The All-Important First Week

Making connections to your students is very important in online classes.  With the inability to see people's faces and facial gestures, or receive immediate feedback, this can be problematic and lead to what some people may typically think of as a cold environment where students are disconnected.  It is important to reach out and try to connect to your students right away.  I do this in two ways:

Envelope with cursor over it

The welcome email can give students important information about the class to ease any anticipation they may have about starting an online class.  It is also a way to let the students know you care, and are a friendly person they can contact if they have questions.  The following is an example of a welcome email I would send to my students.

Subject line:  Welcome to Introductory Biology starting 1/12.


My name is Dr. Heather Taft and I am your instructor for Introductory Biology.  I am very excited for class to start next week!  We will be covering a lot of interesting information that will relate to your life.  Biology is the study of living things, right?  Everything from what makes up the cell to how organisms in ecosystems interact.  Before class starts I would like to get to know more about what all of you want to learn in this class, and give you a little more information about myself.  Please complete this short 10 question survey.  It is anonymous, so answer honestly.  After you are done send me an email to let me know you have completed it.  Whenever you email me during this class use an appropriate subject heading with "Bio" somewhere in it, so I know it is related to this class.  Your subject heading for this email might look like this: Bio Survey Completed.

In the mean time please look over the syllabus and course material posted in Blackboard.  If you have any questions about anything send them my way!

Dr. Taft *looking forward to meeting all of you!*

Handshake icon GREEN-BLUE
The introduction forum allows everyone to introduce themselves and get to know each other better, including me.  Connections are formed over commonalities and students start to bond.  It is critical to the success of our discussions for this bond to form so students are comfortable disagreeing with each other to help clarify and build their knowledge when we are discussing course content.  Often students are comfortable sharing more information online than you would get from them during the first day of class.  People hear about exciting things going on in the lives of their classmates and discover that there are others in the class with similar experiences.  In classes I've taken and taught, the ice-breaker discussion often has a lot of posts.   One important point that instructors may overlook is the necessity of participating in these online discussions with the students.  It is just as important, if not more so, for the students to get to know the instructor.  If they have a problem in the class the instructor should be the first person they contact.  That means they have to be comfortable discussing issues with the instructor and feel that the instructor will be receptive to the problem.  The following is a prompt for an ice-breaker introduction and my post in response to it.

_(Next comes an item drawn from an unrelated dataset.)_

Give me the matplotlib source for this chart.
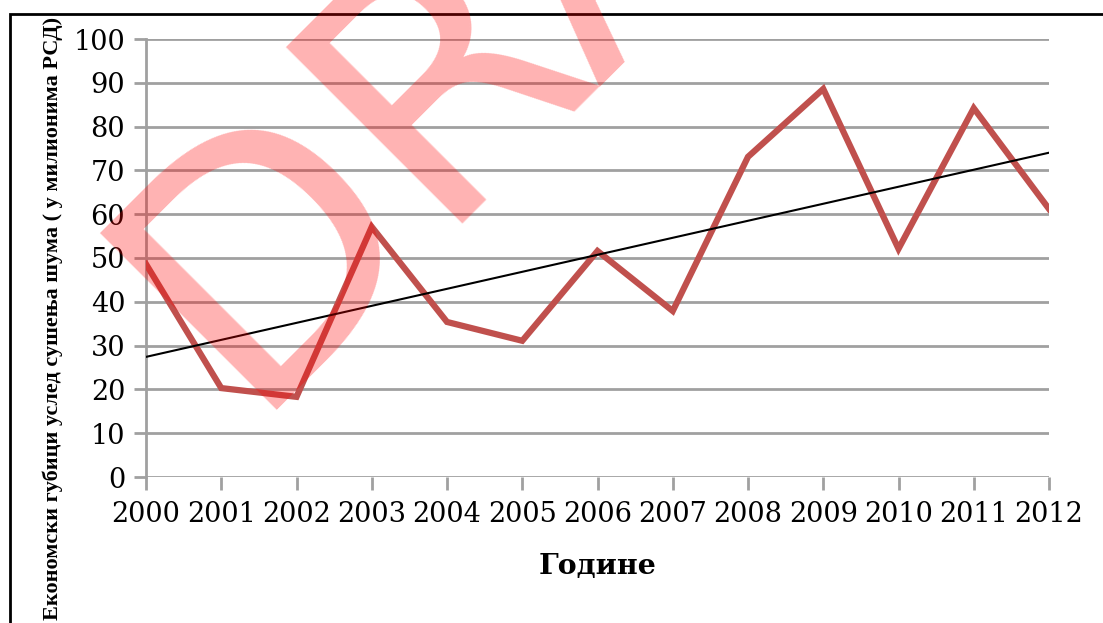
import numpy as np
import matplotlib
matplotlib.use("Agg")
import matplotlib.pyplot as plt
from matplotlib.patches import Rectangle

years = [2000, 2001, 2002, 2003, 2004, 2005, 2006, 2007, 2008, 2009, 2010, 2011, 2012]
losses = [48.6, 20.3, 18.3, 57.1, 35.4, 31.1, 51.6, 37.9, 73.1, 88.6, 52.1, 84.2, 61.2]
yticks = [0, 10, 20, 30, 40, 50, 60, 70, 80, 90, 100]
xlabel = "Године"
ylabel = "Економски губици услед сушења шума ( у милионима РСД)"
watermark = "DRAFT"

W, H = 1103, 623
fig = plt.figure(figsize=(W / 100, H / 100), dpi=100)
ax = fig.add_axes([146 / W, 1 - 477 / H, (1049 - 146) / W, (477 - 39) / H])

grid_c = "#a0a0a0"
ax.set_xlim(2000, 2012)
ax.set_ylim(0, 100)
ax.set_yticks(yticks)
ax.set_xticks(years)
ax.set_xticklabels([str(y) for y in years], fontsize=19.5, family="DejaVu Serif")
ax.set_yticklabels([str(v) for v in yticks], fontsize=19.5, family="DejaVu Serif")
ax.grid(axis="y", color=grid_c, linewidth=2)
ax.set_axisbelow(True)
for s in ["top", "right", "bottom"]:
    ax.spines[s].set_visible(False)
ax.spines["left"].set_color(grid_c)
ax.spines["left"].set_linewidth(2)
ax.tick_params(axis="y", color=grid_c, width=2, length=9, pad=6)
ax.tick_params(axis="x", color=grid_c, width=2, length=9, pad=8)

ax.plot(years, losses, color="#c0504d", linewidth=4.5, solid_joinstyle="miter", zorder=3)
coef = np.polyfit(years, losses, 1)
xs = np.array([2000, 2012])
ax.plot(xs, np.polyval(coef, xs), color="black", linewidth=1.5, zorder=4)

ax.set_xlabel(xlabel, fontsize=20.5, family="DejaVu Serif", fontweight="bold", labelpad=18)
fig.text(53 / W, 1 - 318 / H, ylabel, rotation=90, ha="center", va="center",
         fontsize=16, family="Liberation Serif", fontweight="bold")

# border
fig.patches.append(Rectangle((9.5 / W, -0.2), 1.5, 1.2 - 13.5 / H, transform=fig.transFigure,
                             fill=False, edgecolor="black", linewidth=2, clip_on=False))

fig.text(243 / W, 1 - 410 / H, watermark, rotation=45, rotation_mode="anchor",
         ha="left", va="baseline", fontsize=247, family="DejaVu Sans",
         color="red", alpha=0.3, zorder=10)

fig.savefig("out.png", dpi=100)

Introduce yourself to the class and tell us about a fond memory you have related to biology.  This is an open question and you can respond however you want, but make sure to include a personal element to your story.

After you post your introduction respond to two of your classmates.  Look for the posts with few or no responses yet so we can get everyone talking.

My Post in the Introduction Forum
Hello Class!

I am Dr. Heather Taft.  I currently live in Virginia with my Navy husband, our two rambunctious little ones (4 and 2), and three lazy balls of black feline fluff.  We moved here two years ago from southern California, where I completed my PhD at the University of California, Riverside focused on conservation genetics.  Biology has been a passion of mine since I was a child.  My parents used to take me and my sister camping a lot!  My fondest biology memories actually come from the research I did for my undergraduate thesis.  I was an intern for the campus natural reserve collecting data on woodrat nest locations on the untouched portion of the campus that was being planned for development.  The woodrat found there was classified as a species of special concern, and there was hope that the development plan would be modified to accommodate the locations of the woodrat nests.  What I loved most about this project was that I was going to help make a difference for these animals!  I also got to spend a lot of time hiking through the woods gathering data.  I don't know if it was partly due to this study, or maybe it was budget issues, but that area of campus has yet to be developed (10 years later)!